── GIVEN MATERIAL

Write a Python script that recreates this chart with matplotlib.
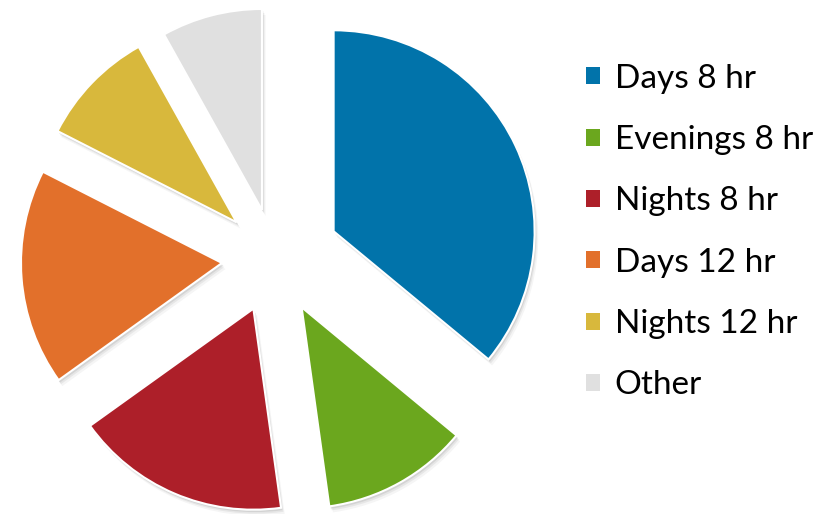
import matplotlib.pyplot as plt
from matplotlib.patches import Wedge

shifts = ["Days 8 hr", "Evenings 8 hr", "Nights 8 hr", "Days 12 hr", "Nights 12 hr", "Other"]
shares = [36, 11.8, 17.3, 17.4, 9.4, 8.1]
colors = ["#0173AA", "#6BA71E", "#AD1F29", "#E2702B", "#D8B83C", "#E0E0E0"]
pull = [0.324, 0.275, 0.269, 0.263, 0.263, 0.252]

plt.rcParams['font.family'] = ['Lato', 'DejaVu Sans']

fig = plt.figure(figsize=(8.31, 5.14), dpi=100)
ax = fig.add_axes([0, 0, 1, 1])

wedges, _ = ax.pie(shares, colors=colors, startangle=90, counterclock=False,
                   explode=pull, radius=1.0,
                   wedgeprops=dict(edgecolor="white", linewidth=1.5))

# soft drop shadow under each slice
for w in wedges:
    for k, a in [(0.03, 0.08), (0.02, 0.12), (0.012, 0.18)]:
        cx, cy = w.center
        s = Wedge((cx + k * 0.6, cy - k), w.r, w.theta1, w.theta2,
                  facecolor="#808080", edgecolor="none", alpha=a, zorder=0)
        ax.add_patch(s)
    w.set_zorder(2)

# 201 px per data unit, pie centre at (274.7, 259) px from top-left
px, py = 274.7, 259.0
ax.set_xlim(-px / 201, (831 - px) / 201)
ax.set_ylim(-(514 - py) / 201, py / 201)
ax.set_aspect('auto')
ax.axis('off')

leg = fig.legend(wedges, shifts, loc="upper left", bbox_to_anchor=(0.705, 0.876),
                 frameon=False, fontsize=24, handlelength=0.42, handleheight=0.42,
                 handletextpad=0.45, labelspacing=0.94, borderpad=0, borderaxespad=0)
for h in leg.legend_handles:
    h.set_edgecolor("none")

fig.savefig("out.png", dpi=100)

────

PROBLEM REQUIREMENTS: Give the material again exactly as it is, but keep the pictures out.

FINISHED ANSWER:
Write a Python script that recreates this chart with matplotlib.
import matplotlib.pyplot as plt
from matplotlib.patches import Wedge

shifts = ["Days 8 hr", "Evenings 8 hr", "Nights 8 hr", "Days 12 hr", "Nights 12 hr", "Other"]
shares = [36, 11.8, 17.3, 17.4, 9.4, 8.1]
colors = ["#0173AA", "#6BA71E", "#AD1F29", "#E2702B", "#D8B83C", "#E0E0E0"]
pull = [0.324, 0.275, 0.269, 0.263, 0.263, 0.252]

plt.rcParams['font.family'] = ['Lato', 'DejaVu Sans']

fig = plt.figure(figsize=(8.31, 5.14), dpi=100)
ax = fig.add_axes([0, 0, 1, 1])

wedges, _ = ax.pie(shares, colors=colors, startangle=90, counterclock=False,
                   explode=pull, radius=1.0,
                   wedgeprops=dict(edgecolor="white", linewidth=1.5))

# soft drop shadow under each slice
for w in wedges:
    for k, a in [(0.03, 0.08), (0.02, 0.12), (0.012, 0.18)]:
        cx, cy = w.center
        s = Wedge((cx + k * 0.6, cy - k), w.r, w.theta1, w.theta2,
                  facecolor="#808080", edgecolor="none", alpha=a, zorder=0)
        ax.add_patch(s)
    w.set_zorder(2)

# 201 px per data unit, pie centre at (274.7, 259) px from top-left
px, py = 274.7, 259.0
ax.set_xlim(-px / 201, (831 - px) / 201)
ax.set_ylim(-(514 - py) / 201, py / 201)
ax.set_aspect('auto')
ax.axis('off')

leg = fig.legend(wedges, shifts, loc="upper left", bbox_to_anchor=(0.705, 0.876),
                 frameon=False, fontsize=24, handlelength=0.42, handleheight=0.42,
                 handletextpad=0.45, labelspacing=0.94, borderpad=0, borderaxespad=0)
for h in leg.legend_handles:
    h.set_edgecolor("none")

fig.savefig("out.png", dpi=100)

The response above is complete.